— START OF DATASET RECORDS —

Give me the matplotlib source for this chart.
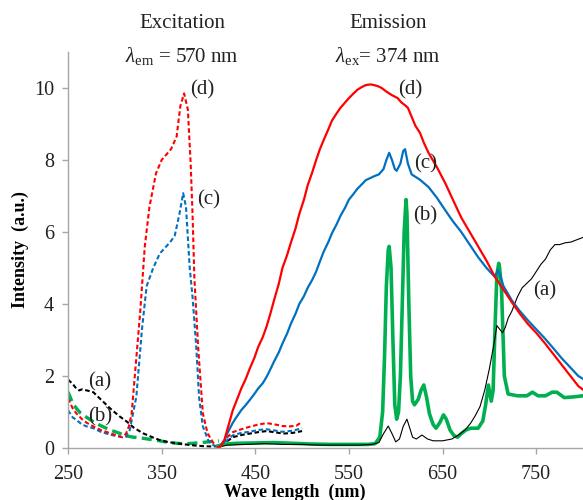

— END OF DATASET RECORDS —
— START OF DATASET RECORDS —

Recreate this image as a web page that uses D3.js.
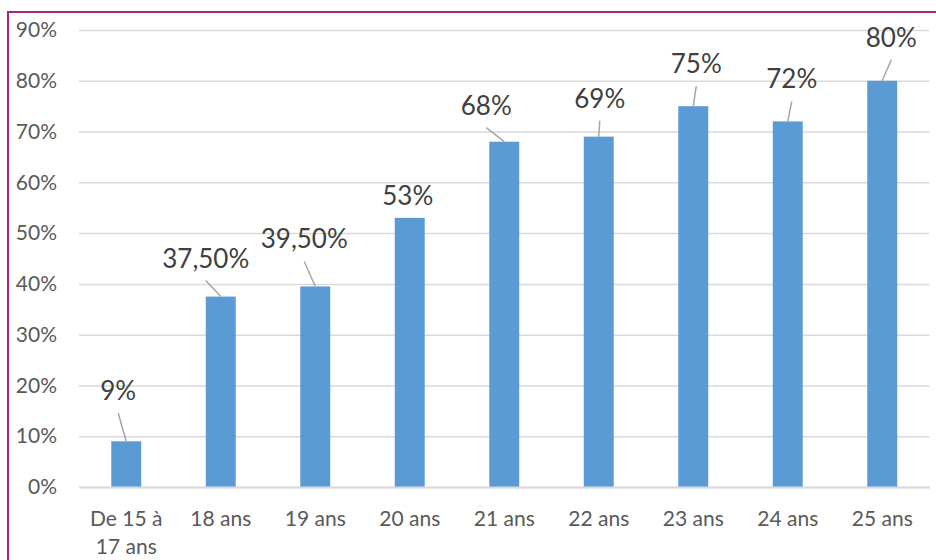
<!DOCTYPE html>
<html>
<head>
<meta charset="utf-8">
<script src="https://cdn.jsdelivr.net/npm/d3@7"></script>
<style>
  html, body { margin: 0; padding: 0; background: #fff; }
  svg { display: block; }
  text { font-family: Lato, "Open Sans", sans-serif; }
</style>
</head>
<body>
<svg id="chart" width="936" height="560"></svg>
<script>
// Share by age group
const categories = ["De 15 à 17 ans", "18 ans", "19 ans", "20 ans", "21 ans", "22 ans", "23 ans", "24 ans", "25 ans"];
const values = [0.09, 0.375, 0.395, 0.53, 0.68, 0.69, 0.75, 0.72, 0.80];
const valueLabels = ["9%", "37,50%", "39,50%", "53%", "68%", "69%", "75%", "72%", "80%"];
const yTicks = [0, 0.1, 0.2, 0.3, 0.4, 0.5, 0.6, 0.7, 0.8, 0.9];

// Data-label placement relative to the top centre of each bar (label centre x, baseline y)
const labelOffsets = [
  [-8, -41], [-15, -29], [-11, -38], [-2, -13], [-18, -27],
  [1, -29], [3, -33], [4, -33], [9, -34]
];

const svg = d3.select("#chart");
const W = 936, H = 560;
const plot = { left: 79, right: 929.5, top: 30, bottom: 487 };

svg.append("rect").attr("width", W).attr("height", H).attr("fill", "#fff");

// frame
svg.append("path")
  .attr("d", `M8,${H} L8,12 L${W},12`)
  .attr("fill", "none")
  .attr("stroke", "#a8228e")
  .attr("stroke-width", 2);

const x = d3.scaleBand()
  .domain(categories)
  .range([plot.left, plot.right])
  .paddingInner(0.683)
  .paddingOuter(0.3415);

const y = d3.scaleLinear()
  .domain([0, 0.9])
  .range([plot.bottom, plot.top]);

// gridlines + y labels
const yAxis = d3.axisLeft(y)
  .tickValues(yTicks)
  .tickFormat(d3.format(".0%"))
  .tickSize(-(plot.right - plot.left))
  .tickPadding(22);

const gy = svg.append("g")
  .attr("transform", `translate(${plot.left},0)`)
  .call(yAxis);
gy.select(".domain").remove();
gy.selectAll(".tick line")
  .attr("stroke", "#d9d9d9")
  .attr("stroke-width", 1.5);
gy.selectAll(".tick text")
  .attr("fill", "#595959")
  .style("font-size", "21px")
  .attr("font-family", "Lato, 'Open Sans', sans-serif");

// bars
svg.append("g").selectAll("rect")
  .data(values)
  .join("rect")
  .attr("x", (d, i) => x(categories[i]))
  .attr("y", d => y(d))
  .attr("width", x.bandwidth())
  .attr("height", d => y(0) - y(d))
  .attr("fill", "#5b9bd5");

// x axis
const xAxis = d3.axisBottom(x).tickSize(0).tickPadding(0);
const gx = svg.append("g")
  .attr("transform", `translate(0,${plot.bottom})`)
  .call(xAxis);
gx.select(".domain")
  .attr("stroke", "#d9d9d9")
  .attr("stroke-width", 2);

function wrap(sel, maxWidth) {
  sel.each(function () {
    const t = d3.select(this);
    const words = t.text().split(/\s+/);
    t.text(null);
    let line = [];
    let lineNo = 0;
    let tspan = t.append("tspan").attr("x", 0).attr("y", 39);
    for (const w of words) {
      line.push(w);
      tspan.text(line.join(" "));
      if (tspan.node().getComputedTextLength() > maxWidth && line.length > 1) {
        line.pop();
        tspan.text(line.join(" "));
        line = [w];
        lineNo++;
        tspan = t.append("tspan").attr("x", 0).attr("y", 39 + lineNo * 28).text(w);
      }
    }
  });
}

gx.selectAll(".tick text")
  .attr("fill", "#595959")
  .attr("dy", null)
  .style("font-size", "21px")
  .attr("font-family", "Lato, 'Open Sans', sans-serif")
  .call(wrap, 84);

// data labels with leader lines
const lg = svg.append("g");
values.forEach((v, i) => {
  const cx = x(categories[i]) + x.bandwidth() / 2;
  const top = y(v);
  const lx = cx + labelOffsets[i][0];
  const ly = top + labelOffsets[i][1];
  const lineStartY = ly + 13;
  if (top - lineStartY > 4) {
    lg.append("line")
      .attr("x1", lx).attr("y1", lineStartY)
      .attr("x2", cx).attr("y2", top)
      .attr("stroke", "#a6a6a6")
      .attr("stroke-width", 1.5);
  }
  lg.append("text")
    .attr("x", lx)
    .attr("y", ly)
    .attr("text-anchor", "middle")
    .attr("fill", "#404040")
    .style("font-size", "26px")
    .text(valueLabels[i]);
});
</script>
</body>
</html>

— END OF DATASET RECORDS —

▶ EXERCISE TASK: Gather all lines of the records that include the word "chart".

▶ ANSWER BELOW:
Give me the matplotlib source for this chart.
<svg id="chart" width="936" height="560"></svg>
const svg = d3.select("#chart");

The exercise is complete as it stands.